Electrostructural and morphological features of etch pits in boron-doped HPHT-diamond single crystals and multisectoral plates

Abstract

Morphological, structural, and nano-electrical features of the growth defects and sectoral boundaries revealed by selective etching in synthetic boron-doped single crystals of diamond (BDD) and multisectoral plates are characterized by a set of scanning probe microscopy (SPM) methods, confocal micro-Raman, and micro-FTIR spectroscopy. Diamond single crystals were grown under high pressure and high temperature conditions (HPHT) in the FeAlBC system. Morphology of dislocation etch pits and micro-defect related pits/protrusions compared both on the growth facets and multisectoral plates cut parallel to the {110} facet of BDD single crystals. Ex situ AFM observation of the etched surface revealed non-homogeneously distributed pits and protrusions over the growth facets correlated with irregular macroscopic growth defects.

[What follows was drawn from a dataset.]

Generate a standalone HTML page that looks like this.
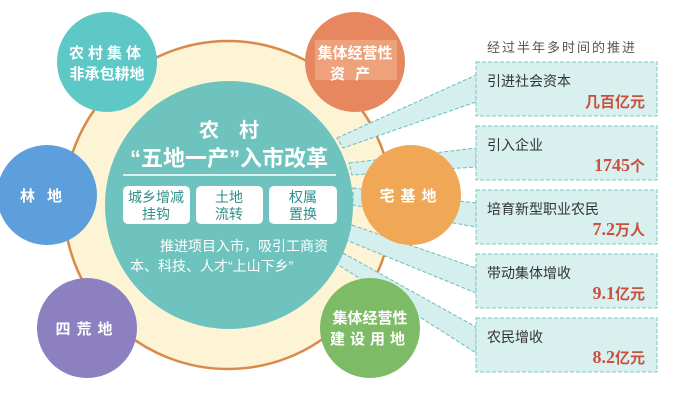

There is a center-to-periphery gradient of dislocation density in multisectoral plates. The protrusions are homogeneously distributed over plates; some often decorate dislocation pits. Micro-Raman mapping on dislocation pits (boron-rich regions) decorated by low-boron content regions revealed crystalline imperfections in three dimensions, with apparent compressive/tensile strain. The defects were mainly electrically neutral under surface potential mapping by Kelvin probe force microscopy, opposite to the inter-sectoral boundaries having pronounced surface potential steps. The scanning spreading resistance microscopy shows resistivity variations at etching-reviled surface defects and sectoral boundaries if the appropriate DC bias is applied to the SPM tip.